▶ WHAT THIS TASK INVOLVES:
Restate the material word for word and leave out anything that is a picture.
※
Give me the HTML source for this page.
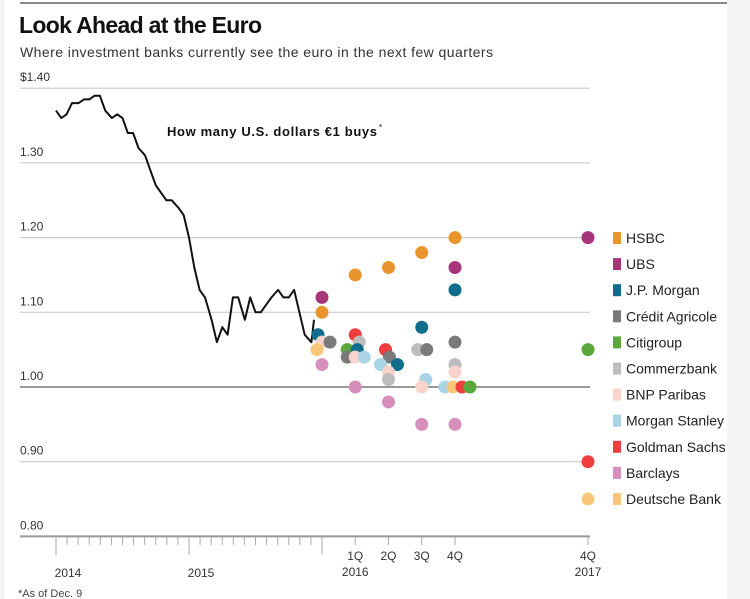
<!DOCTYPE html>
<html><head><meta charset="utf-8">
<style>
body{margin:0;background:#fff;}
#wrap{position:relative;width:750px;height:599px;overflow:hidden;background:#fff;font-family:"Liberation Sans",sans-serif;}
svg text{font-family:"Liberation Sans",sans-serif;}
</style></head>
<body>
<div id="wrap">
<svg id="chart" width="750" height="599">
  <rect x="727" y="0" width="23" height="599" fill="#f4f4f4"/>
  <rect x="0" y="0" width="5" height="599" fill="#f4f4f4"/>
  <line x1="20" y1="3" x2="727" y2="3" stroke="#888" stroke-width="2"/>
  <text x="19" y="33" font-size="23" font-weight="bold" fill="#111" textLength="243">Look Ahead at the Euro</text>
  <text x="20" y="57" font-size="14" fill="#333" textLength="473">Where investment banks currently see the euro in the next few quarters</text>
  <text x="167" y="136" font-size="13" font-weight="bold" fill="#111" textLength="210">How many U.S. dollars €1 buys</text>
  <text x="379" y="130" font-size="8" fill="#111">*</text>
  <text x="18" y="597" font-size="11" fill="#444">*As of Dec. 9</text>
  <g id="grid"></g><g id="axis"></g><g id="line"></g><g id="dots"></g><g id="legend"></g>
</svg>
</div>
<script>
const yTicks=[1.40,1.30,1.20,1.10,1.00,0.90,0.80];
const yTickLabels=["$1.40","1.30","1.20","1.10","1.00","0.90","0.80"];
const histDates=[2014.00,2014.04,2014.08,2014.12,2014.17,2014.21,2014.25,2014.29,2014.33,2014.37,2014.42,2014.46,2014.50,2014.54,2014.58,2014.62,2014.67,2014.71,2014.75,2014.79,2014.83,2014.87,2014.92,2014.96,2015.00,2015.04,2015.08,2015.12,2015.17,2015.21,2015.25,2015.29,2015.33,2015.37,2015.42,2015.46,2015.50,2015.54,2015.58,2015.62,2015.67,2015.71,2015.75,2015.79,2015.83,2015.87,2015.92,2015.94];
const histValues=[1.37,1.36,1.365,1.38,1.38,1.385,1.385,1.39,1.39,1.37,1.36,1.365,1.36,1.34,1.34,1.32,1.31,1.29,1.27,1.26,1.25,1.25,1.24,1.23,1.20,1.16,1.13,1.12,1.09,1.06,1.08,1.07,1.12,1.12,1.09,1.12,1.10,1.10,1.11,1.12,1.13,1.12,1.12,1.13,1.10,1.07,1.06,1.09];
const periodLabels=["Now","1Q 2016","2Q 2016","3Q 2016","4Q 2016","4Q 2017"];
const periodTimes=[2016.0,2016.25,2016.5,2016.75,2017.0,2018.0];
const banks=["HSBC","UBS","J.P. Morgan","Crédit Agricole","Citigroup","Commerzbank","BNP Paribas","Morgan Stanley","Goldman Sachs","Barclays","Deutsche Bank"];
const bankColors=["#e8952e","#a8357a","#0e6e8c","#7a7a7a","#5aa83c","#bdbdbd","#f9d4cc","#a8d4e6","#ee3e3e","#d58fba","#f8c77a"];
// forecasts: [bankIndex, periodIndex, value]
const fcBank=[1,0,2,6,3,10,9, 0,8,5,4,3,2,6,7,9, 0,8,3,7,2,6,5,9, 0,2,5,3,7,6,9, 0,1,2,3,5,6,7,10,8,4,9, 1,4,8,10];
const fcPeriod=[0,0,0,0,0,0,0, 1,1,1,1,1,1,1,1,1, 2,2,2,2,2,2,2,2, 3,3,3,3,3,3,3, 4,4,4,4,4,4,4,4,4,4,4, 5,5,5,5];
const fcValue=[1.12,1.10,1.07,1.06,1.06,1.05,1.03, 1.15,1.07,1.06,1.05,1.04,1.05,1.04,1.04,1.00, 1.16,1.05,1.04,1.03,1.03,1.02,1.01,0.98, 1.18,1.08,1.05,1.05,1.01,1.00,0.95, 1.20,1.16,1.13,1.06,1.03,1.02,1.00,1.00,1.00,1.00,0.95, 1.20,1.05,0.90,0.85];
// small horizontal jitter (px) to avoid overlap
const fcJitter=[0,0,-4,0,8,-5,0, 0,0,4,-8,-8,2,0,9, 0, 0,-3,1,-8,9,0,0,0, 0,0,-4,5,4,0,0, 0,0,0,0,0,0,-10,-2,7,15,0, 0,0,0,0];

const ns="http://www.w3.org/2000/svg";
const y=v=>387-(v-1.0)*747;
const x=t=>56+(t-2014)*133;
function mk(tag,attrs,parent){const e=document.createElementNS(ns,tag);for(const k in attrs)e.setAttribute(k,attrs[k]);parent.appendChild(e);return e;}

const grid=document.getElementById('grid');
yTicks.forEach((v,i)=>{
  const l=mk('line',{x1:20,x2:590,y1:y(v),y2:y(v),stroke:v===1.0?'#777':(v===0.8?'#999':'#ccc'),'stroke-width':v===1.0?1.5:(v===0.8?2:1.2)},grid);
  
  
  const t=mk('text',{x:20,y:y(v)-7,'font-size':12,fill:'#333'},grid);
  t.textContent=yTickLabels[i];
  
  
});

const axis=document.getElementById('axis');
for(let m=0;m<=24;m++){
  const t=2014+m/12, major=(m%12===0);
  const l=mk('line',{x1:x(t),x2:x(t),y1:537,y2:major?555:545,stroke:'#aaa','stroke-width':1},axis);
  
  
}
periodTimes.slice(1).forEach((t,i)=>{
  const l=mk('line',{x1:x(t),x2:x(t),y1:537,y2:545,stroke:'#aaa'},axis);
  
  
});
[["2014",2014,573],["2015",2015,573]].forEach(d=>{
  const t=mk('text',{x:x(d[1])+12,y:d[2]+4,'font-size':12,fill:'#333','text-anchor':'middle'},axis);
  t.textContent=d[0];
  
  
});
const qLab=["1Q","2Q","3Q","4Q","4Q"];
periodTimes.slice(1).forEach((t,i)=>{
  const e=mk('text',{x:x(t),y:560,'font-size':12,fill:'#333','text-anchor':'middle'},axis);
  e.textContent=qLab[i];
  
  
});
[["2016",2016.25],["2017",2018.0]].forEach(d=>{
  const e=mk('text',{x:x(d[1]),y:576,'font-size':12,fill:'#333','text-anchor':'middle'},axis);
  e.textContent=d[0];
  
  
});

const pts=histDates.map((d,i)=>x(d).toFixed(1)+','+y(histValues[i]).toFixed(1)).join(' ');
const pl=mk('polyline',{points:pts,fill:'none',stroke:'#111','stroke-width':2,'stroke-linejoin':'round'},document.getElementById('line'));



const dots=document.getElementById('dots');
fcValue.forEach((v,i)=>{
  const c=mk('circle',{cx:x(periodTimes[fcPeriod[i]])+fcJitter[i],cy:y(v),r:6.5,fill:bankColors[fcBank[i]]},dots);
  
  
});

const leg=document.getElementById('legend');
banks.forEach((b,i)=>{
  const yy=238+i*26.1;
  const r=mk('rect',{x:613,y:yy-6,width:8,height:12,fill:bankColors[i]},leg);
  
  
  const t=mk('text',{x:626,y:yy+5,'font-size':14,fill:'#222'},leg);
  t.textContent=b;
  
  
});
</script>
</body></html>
※
▶ FINISHED ANSWER:
Give me the HTML source for this page.
<!DOCTYPE html>
<html><head><meta charset="utf-8">
<style>
body{margin:0;background:#fff;}
#wrap{position:relative;width:750px;height:599px;overflow:hidden;background:#fff;font-family:"Liberation Sans",sans-serif;}
svg text{font-family:"Liberation Sans",sans-serif;}
</style></head>
<body>
<div id="wrap">
<svg id="chart" width="750" height="599">
  <rect x="727" y="0" width="23" height="599" fill="#f4f4f4"/>
  <rect x="0" y="0" width="5" height="599" fill="#f4f4f4"/>
  <line x1="20" y1="3" x2="727" y2="3" stroke="#888" stroke-width="2"/>
  <text x="19" y="33" font-size="23" font-weight="bold" fill="#111" textLength="243">Look Ahead at the Euro</text>
  <text x="20" y="57" font-size="14" fill="#333" textLength="473">Where investment banks currently see the euro in the next few quarters</text>
  <text x="167" y="136" font-size="13" font-weight="bold" fill="#111" textLength="210">How many U.S. dollars €1 buys</text>
  <text x="379" y="130" font-size="8" fill="#111">*</text>
  <text x="18" y="597" font-size="11" fill="#444">*As of Dec. 9</text>
  <g id="grid"></g><g id="axis"></g><g id="line"></g><g id="dots"></g><g id="legend"></g>
</svg>
</div>
<script>
const yTicks=[1.40,1.30,1.20,1.10,1.00,0.90,0.80];
const yTickLabels=["$1.40","1.30","1.20","1.10","1.00","0.90","0.80"];
const histDates=[2014.00,2014.04,2014.08,2014.12,2014.17,2014.21,2014.25,2014.29,2014.33,2014.37,2014.42,2014.46,2014.50,2014.54,2014.58,2014.62,2014.67,2014.71,2014.75,2014.79,2014.83,2014.87,2014.92,2014.96,2015.00,2015.04,2015.08,2015.12,2015.17,2015.21,2015.25,2015.29,2015.33,2015.37,2015.42,2015.46,2015.50,2015.54,2015.58,2015.62,2015.67,2015.71,2015.75,2015.79,2015.83,2015.87,2015.92,2015.94];
const histValues=[1.37,1.36,1.365,1.38,1.38,1.385,1.385,1.39,1.39,1.37,1.36,1.365,1.36,1.34,1.34,1.32,1.31,1.29,1.27,1.26,1.25,1.25,1.24,1.23,1.20,1.16,1.13,1.12,1.09,1.06,1.08,1.07,1.12,1.12,1.09,1.12,1.10,1.10,1.11,1.12,1.13,1.12,1.12,1.13,1.10,1.07,1.06,1.09];
const periodLabels=["Now","1Q 2016","2Q 2016","3Q 2016","4Q 2016","4Q 2017"];
const periodTimes=[2016.0,2016.25,2016.5,2016.75,2017.0,2018.0];
const banks=["HSBC","UBS","J.P. Morgan","Crédit Agricole","Citigroup","Commerzbank","BNP Paribas","Morgan Stanley","Goldman Sachs","Barclays","Deutsche Bank"];
const bankColors=["#e8952e","#a8357a","#0e6e8c","#7a7a7a","#5aa83c","#bdbdbd","#f9d4cc","#a8d4e6","#ee3e3e","#d58fba","#f8c77a"];
// forecasts: [bankIndex, periodIndex, value]
const fcBank=[1,0,2,6,3,10,9, 0,8,5,4,3,2,6,7,9, 0,8,3,7,2,6,5,9, 0,2,5,3,7,6,9, 0,1,2,3,5,6,7,10,8,4,9, 1,4,8,10];
const fcPeriod=[0,0,0,0,0,0,0, 1,1,1,1,1,1,1,1,1, 2,2,2,2,2,2,2,2, 3,3,3,3,3,3,3, 4,4,4,4,4,4,4,4,4,4,4, 5,5,5,5];
const fcValue=[1.12,1.10,1.07,1.06,1.06,1.05,1.03, 1.15,1.07,1.06,1.05,1.04,1.05,1.04,1.04,1.00, 1.16,1.05,1.04,1.03,1.03,1.02,1.01,0.98, 1.18,1.08,1.05,1.05,1.01,1.00,0.95, 1.20,1.16,1.13,1.06,1.03,1.02,1.00,1.00,1.00,1.00,0.95, 1.20,1.05,0.90,0.85];
// small horizontal jitter (px) to avoid overlap
const fcJitter=[0,0,-4,0,8,-5,0, 0,0,4,-8,-8,2,0,9, 0, 0,-3,1,-8,9,0,0,0, 0,0,-4,5,4,0,0, 0,0,0,0,0,0,-10,-2,7,15,0, 0,0,0,0];

const ns="http://www.w3.org/2000/svg";
const y=v=>387-(v-1.0)*747;
const x=t=>56+(t-2014)*133;
function mk(tag,attrs,parent){const e=document.createElementNS(ns,tag);for(const k in attrs)e.setAttribute(k,attrs[k]);parent.appendChild(e);return e;}

const grid=document.getElementById('grid');
yTicks.forEach((v,i)=>{
  const l=mk('line',{x1:20,x2:590,y1:y(v),y2:y(v),stroke:v===1.0?'#777':(v===0.8?'#999':'#ccc'),'stroke-width':v===1.0?1.5:(v===0.8?2:1.2)},grid);
  
  
  const t=mk('text',{x:20,y:y(v)-7,'font-size':12,fill:'#333'},grid);
  t.textContent=yTickLabels[i];
  
  
});

const axis=document.getElementById('axis');
for(let m=0;m<=24;m++){
  const t=2014+m/12, major=(m%12===0);
  const l=mk('line',{x1:x(t),x2:x(t),y1:537,y2:major?555:545,stroke:'#aaa','stroke-width':1},axis);
  
  
}
periodTimes.slice(1).forEach((t,i)=>{
  const l=mk('line',{x1:x(t),x2:x(t),y1:537,y2:545,stroke:'#aaa'},axis);
  
  
});
[["2014",2014,573],["2015",2015,573]].forEach(d=>{
  const t=mk('text',{x:x(d[1])+12,y:d[2]+4,'font-size':12,fill:'#333','text-anchor':'middle'},axis);
  t.textContent=d[0];
  
  
});
const qLab=["1Q","2Q","3Q","4Q","4Q"];
periodTimes.slice(1).forEach((t,i)=>{
  const e=mk('text',{x:x(t),y:560,'font-size':12,fill:'#333','text-anchor':'middle'},axis);
  e.textContent=qLab[i];
  
  
});
[["2016",2016.25],["2017",2018.0]].forEach(d=>{
  const e=mk('text',{x:x(d[1]),y:576,'font-size':12,fill:'#333','text-anchor':'middle'},axis);
  e.textContent=d[0];
  
  
});

const pts=histDates.map((d,i)=>x(d).toFixed(1)+','+y(histValues[i]).toFixed(1)).join(' ');
const pl=mk('polyline',{points:pts,fill:'none',stroke:'#111','stroke-width':2,'stroke-linejoin':'round'},document.getElementById('line'));



const dots=document.getElementById('dots');
fcValue.forEach((v,i)=>{
  const c=mk('circle',{cx:x(periodTimes[fcPeriod[i]])+fcJitter[i],cy:y(v),r:6.5,fill:bankColors[fcBank[i]]},dots);
  
  
});

const leg=document.getElementById('legend');
banks.forEach((b,i)=>{
  const yy=238+i*26.1;
  const r=mk('rect',{x:613,y:yy-6,width:8,height:12,fill:bankColors[i]},leg);
  
  
  const t=mk('text',{x:626,y:yy+5,'font-size':14,fill:'#222'},leg);
  t.textContent=b;
  
  
});
</script>
</body></html>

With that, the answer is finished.